The idea of dtsql is to take data from a database, train a decision tree on it, format the decision tree in the form a SQL and then run the SQL on a database to predict the column of your choice.
For more information see this two-part blog post,
Dtsql requires Python and scikit-learn.
To run dtsql locally,
python dtsql.py sample/iris.csv
You can also pull the demo docker image to play with it,
docker run tilayealemu/dtsql
docker run -i -t tilayealemu/dtsql /bin/bash
python dtsql.py sample/iris.csv
Use csv files to train a data. Have your target in the last
column. For example in the iris data the column to predict
is Name. All columns except the last one will be used
to train the decision tree model.
SepalLength,SepalWidth,PetalLength,PetalWidth,Name
5.1,3.5,1.4,0.2,Iris-setosa
4.9,3.0,1.4,0.2,Iris-setosa
6.4,3.2,4.5,1.5,Iris-versicolor
There is a helper script to fetch training data from your database and put it in a csv. At the moment only mysql is supported. But you can easily tweak the script for other databases.
cd helper
python fetch_mysql.py mymysqlserver mydbname myuname mypassword "select * from table"
Write your query such that
- Columns that are completely unrelated to your target column are removed. When in doubt though better to keep columns than remove them.
- Your target column is selected in the end
Suppose you have these columns and you want to predict average_temperature.

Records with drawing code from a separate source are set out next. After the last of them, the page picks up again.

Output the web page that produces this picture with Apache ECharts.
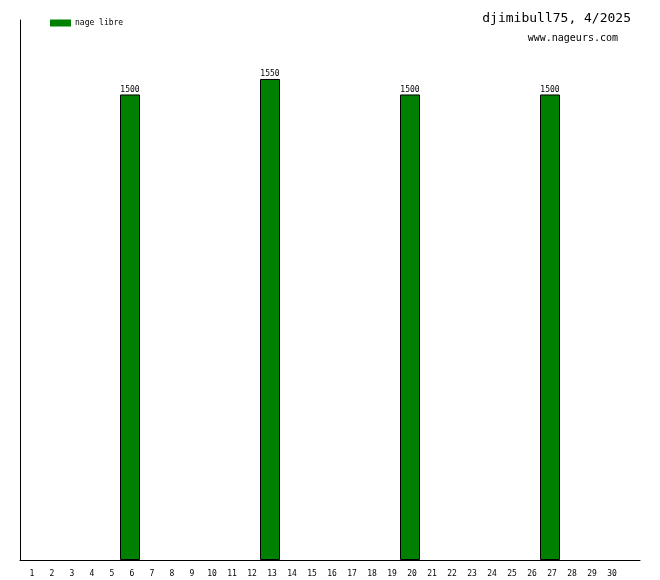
<!DOCTYPE html>
<html><head><meta charset="utf-8">
<script src="https://cdn.jsdelivr.net/npm/echarts@6/dist/echarts.min.js"></script>
<style>html,body{margin:0;padding:0;background:#fff}#c{width:660px;height:580px}</style>
</head><body><div id="c"></div>
<script>
const days = ['1','2','3','4','5','6','7','8','9','10','11','12','13','14','15','16','17','18','19','20','21','22','23','24','25','26','27','28','29','30',''];
const nageLibre = [null,null,null,null,null,1500,null,null,null,null,null,null,1550,null,null,null,null,null,null,1500,null,null,null,null,null,null,1500,null,null,null,null];
const titleText = 'djimibull75, 4/2025';
const siteText = 'www.nageurs.com';
const seriesName = 'nage libre';

const chart = echarts.init(document.getElementById('c'), null, {renderer:'canvas'});
const mono = 'DejaVu Sans Mono, monospace';
chart.setOption({
  animation:false,
  backgroundColor:'#fff',
  title:[
    {text:titleText, right:24, top:7, textStyle:{fontFamily:mono, fontSize:13, fontWeight:'normal', color:'#000'}},
    {text:siteText, right:37, top:28, textStyle:{fontFamily:mono, fontSize:10, fontWeight:'normal', color:'#000'}}
  ],
  legend:{left:45, top:14, itemWidth:21, itemHeight:7, itemGap:4,
    data:[{name:seriesName, icon:'rect', itemStyle:{borderWidth:0}}],
    textStyle:{fontFamily:mono, fontSize:8, color:'#000', padding:[0,0,0,-1]}},
  grid:{left:20, right:20, top:20, bottom:20},
  xAxis:{type:'category', data:days, boundaryGap:true,
    axisLine:{lineStyle:{color:'#000', width:1}}, axisTick:{show:false},
    axisLabel:{fontFamily:mono, fontSize:8, color:'#000', margin:10, interval:0, padding:[0,0,0,4]}},
  yAxis:{type:'value', min:0, max:1740, splitLine:{show:false},
    axisLine:{show:true, lineStyle:{color:'#000', width:1}}, axisTick:{show:false}, axisLabel:{show:false}},
  series:[{name:seriesName, type:'bar', data:nageLibre, barWidth:20,
    itemStyle:{color:'#008000', borderColor:'#000', borderWidth:1},
    label:{show:true, position:'top', distance:1, fontFamily:mono, fontSize:8, color:'#000'}}]
});
</script></body></html>
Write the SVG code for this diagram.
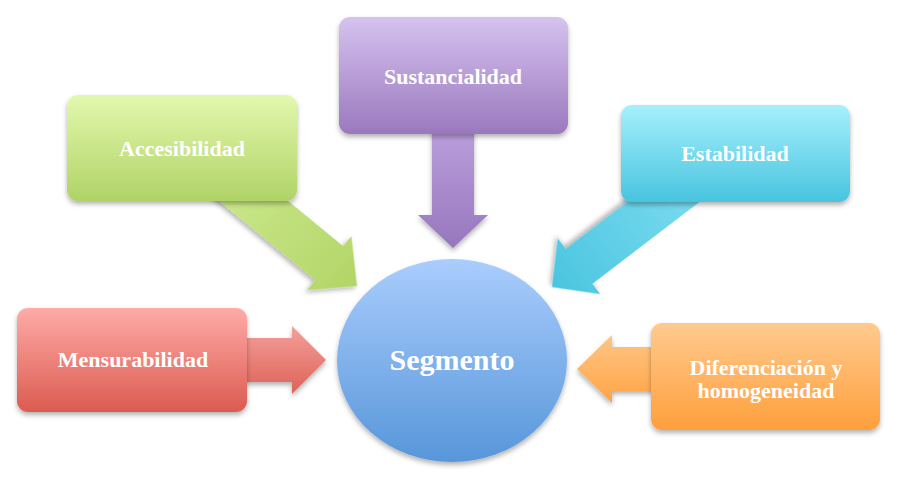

day_of_week, sunny_or_not, average_temperature, month,order_id
- Leave out day of week and order ID. They are unlikely to be useful
- Put temperature column in the end.
So the query becomes,
python fetch_mysql.py mymysqlserver mydbname myuname mypassword "select sunny_or_not, month, average_temperature from table"
Which will output training.csv. Then run dtsql on it,
python dtsql.py training.csv